§ REQUIRED WORK
Restate the listing that follows word for word, without its pictures.

§ SUPPLIED INFORMATION
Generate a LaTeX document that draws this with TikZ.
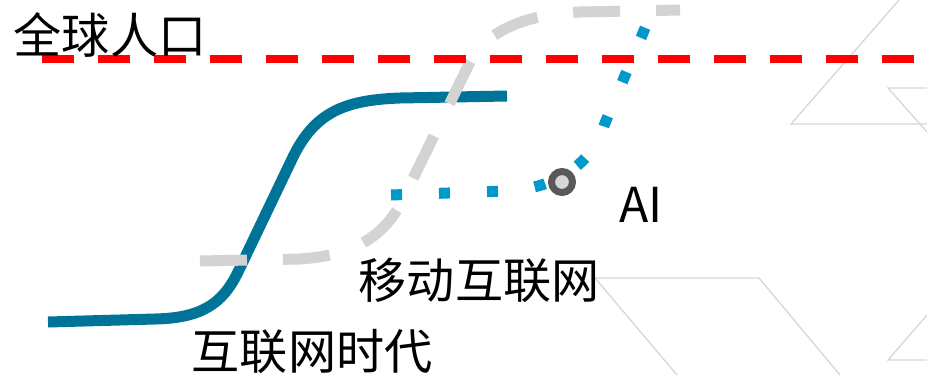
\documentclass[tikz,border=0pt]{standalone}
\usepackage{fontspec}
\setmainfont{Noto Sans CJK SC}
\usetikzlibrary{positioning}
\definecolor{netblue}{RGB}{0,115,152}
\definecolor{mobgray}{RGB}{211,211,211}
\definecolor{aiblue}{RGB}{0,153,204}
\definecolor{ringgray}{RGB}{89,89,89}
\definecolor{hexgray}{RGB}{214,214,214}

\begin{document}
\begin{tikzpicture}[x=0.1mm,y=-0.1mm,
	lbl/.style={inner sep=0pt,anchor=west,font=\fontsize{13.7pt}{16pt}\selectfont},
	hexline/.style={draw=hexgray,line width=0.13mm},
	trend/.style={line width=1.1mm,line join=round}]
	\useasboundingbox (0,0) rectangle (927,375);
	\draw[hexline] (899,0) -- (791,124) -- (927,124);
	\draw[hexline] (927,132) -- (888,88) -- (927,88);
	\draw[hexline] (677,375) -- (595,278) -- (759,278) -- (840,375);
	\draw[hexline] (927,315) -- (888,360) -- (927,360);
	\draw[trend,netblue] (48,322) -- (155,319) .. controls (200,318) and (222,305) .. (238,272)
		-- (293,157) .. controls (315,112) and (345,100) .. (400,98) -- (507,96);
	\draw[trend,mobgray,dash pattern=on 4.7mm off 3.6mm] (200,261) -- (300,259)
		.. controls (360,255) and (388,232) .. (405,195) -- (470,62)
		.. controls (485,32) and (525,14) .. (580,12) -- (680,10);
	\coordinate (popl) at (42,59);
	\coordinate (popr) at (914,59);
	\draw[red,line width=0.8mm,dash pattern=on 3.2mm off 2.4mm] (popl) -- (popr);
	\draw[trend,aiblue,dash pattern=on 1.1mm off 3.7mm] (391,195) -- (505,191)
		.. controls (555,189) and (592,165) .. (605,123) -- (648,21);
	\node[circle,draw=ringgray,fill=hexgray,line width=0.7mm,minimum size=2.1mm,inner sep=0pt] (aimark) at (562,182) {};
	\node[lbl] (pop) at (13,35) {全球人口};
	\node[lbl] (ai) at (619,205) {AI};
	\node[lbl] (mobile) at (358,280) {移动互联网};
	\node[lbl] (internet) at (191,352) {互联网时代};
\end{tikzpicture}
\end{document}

§ COMPLETE RESPONSE
Generate a LaTeX document that draws this with TikZ.
\documentclass[tikz,border=0pt]{standalone}
\usepackage{fontspec}
\setmainfont{Noto Sans CJK SC}
\usetikzlibrary{positioning}
\definecolor{netblue}{RGB}{0,115,152}
\definecolor{mobgray}{RGB}{211,211,211}
\definecolor{aiblue}{RGB}{0,153,204}
\definecolor{ringgray}{RGB}{89,89,89}
\definecolor{hexgray}{RGB}{214,214,214}

\begin{document}
\begin{tikzpicture}[x=0.1mm,y=-0.1mm,
	lbl/.style={inner sep=0pt,anchor=west,font=\fontsize{13.7pt}{16pt}\selectfont},
	hexline/.style={draw=hexgray,line width=0.13mm},
	trend/.style={line width=1.1mm,line join=round}]
	\useasboundingbox (0,0) rectangle (927,375);
	\draw[hexline] (899,0) -- (791,124) -- (927,124);
	\draw[hexline] (927,132) -- (888,88) -- (927,88);
	\draw[hexline] (677,375) -- (595,278) -- (759,278) -- (840,375);
	\draw[hexline] (927,315) -- (888,360) -- (927,360);
	\draw[trend,netblue] (48,322) -- (155,319) .. controls (200,318) and (222,305) .. (238,272)
		-- (293,157) .. controls (315,112) and (345,100) .. (400,98) -- (507,96);
	\draw[trend,mobgray,dash pattern=on 4.7mm off 3.6mm] (200,261) -- (300,259)
		.. controls (360,255) and (388,232) .. (405,195) -- (470,62)
		.. controls (485,32) and (525,14) .. (580,12) -- (680,10);
	\coordinate (popl) at (42,59);
	\coordinate (popr) at (914,59);
	\draw[red,line width=0.8mm,dash pattern=on 3.2mm off 2.4mm] (popl) -- (popr);
	\draw[trend,aiblue,dash pattern=on 1.1mm off 3.7mm] (391,195) -- (505,191)
		.. controls (555,189) and (592,165) .. (605,123) -- (648,21);
	\node[circle,draw=ringgray,fill=hexgray,line width=0.7mm,minimum size=2.1mm,inner sep=0pt] (aimark) at (562,182) {};
	\node[lbl] (pop) at (13,35) {全球人口};
	\node[lbl] (ai) at (619,205) {AI};
	\node[lbl] (mobile) at (358,280) {移动互联网};
	\node[lbl] (internet) at (191,352) {互联网时代};
\end{tikzpicture}
\end{document}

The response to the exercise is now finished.